What 9.2 set up is best what speakers should i use at each position (bi-pole,dipole,2way,3way)?


----------



## JCD

You have go give WAY more details.they that to fey a real opinion. For example, budget, room size, room shape... and even then you may have a preference for a certain sound in music or movies that others may or may like as well.

But philosophically, 3 way floor standers costing thousands each would be my preference. I would prefer the direct firing vs di pole or other "diffuse" speakers. With DD or DTS, I don't think they're needed like the old prolific days. That being said, ive never heard an open back speaker like the Orion. But I do know you need a lot of space for those to really be shown to their full potential.

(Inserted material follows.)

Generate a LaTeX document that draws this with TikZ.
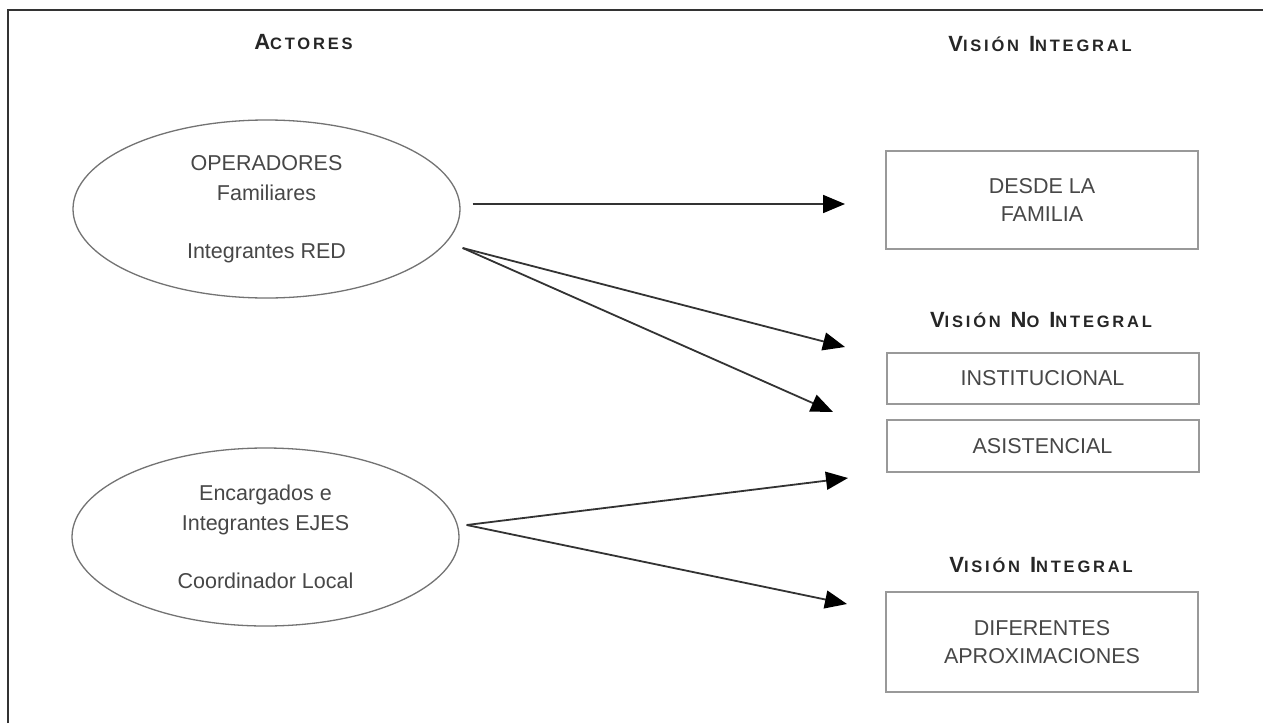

I'm also a believer in having the same speaker all around in a perfect ideal world -- you should have the same sounds/tone al around.


----------



## DA DREAD

I got a pioneer speaker system sp-pk51fs system(5.1)......got 2extra surrounds......on sale for $50.....looking for an onkyo tx-nr1009....so I can go 9speakers there's a pic of my living room in my profile 14x21.....I wanna know if its Really worth going in on 9speakers n 2subs!!!!


----------



## JCD

So, as always, it depends. Having the hardware is only a part of the overall solution. You have to look at placement of the speakers, listening position, acoustical treatments, etc.

If you already have the speakers, I'd probably add them unless they're so bad that they're distracting. Would I buy another sub? Probably not unless my room was huge and I could place it correctly. Would I add it if I already owned it? Probably, assuming it didn't take up too much room.

Hope that helps.

(BTW, I didn't see any picture)


----------



## rab-byte

Go to some stores and listen to speakers yourself. Specs don't matter near as much as experience.


----------



## DA DREAD

MY PROFILE PIC


----------



## Owen Bartley

OK dude, here's what I would do, given the limited information. If this is your room, and you wanted to add 2 speakers to bring your system to 9.2, I would add front wide channels, because it does look like you have a wide soundstage. Move the front L/R closer to the display, and put the extra set of speakers out wide and toed in. I did a quick photoshop image...










If you also wanted to add a second sub, it would probably help to smooth out the bass response throughout the room. You would have to experiment with placement of them to get the best results.

With that said, I would also look into some room treatments, because that hard floor and mirrored wall will be giving you a lot of reflections. This should be measured and calculated, but you could probably at least use some acoustic panels on your front screen wall that would help cut down the reflections.

Just my 2¢.


----------



## DA DREAD

Ty Owen!!!!!!!!appreciated!!!!!!!


----------



## DA DREAD

owen this page helped me map out everything perfect http://www.ehow.com/how_5845126_lay-9_1-home-theater-speaker.html


----------



## pmcneil

What 9.2 set-up is best?

First, two < 20 htz subs (infiinite baffle best), on opposite ends of the room.

Second, height/width channels.

Third, as many 'surrounds' as you can manage behind this all-important front wall of sound. Such as two surrounds next to the seating position, and two behind (forget about true 'rear' surrounds, they don't help).

As many watts as possible, AND equalization (see recent post for this).


----------



## pmcneil

P.S. Use ALL monopoles, which is what are used for mixing the sound and in theaters. Enough said?


----------



## epereira

I'm looking to do the same (7.2 to 9.2 setup). I will be adding 2 "wide" speakers instead of the "high" speaker option. Not sure if the effect will be dramatically different from what I'm used to but worthy of the experiment since I have a couple of extra speakers.


----------



## informel

DA DREAD said:


> owen this page helped me map out everything perfect http://www.ehow.com/how_5845126_lay-9_1-home-theater-speaker.html


That is good for speaker placement, that beeing said, I saw that you have a mirror that cover one wall completely and this is normally pretty bad for reflections and this could influence the sound greatly.

I know this is not a dedicated HT rooom, but I would consider removing that mirror (do not flame me for this idea, this is just a suggestion)


----------



## pmcneil

Which?, sides or height channels, will be most 'dramatic' as an improvement will depend on your room, and other factors such as where your lefts and rights are relative to the surrounds, as well as your center placement, relative to l/r.

If you are hearing, to exaggerate, hearing ground level soundstage, then the heights might help...but if there is a gap in the surround between l/r and the surrounds, then the 'width' may help.

If you're lucky, you may not have problems with either!

But experimentation, unfortunately, is a must...


----------



## DA DREAD

Its a rental......or i'd of taken the mirrors down already and put tv on that wall...I was thinking acoustic panels to cover mirrored wall


----------



## informel

DA DREAD said:


> Its a rental......or i'd of taken the mirrors down already and put tv on that wall...I was thinking acoustic panels to cover mirrored wall


OHHHH... yes that might be the best solution


----------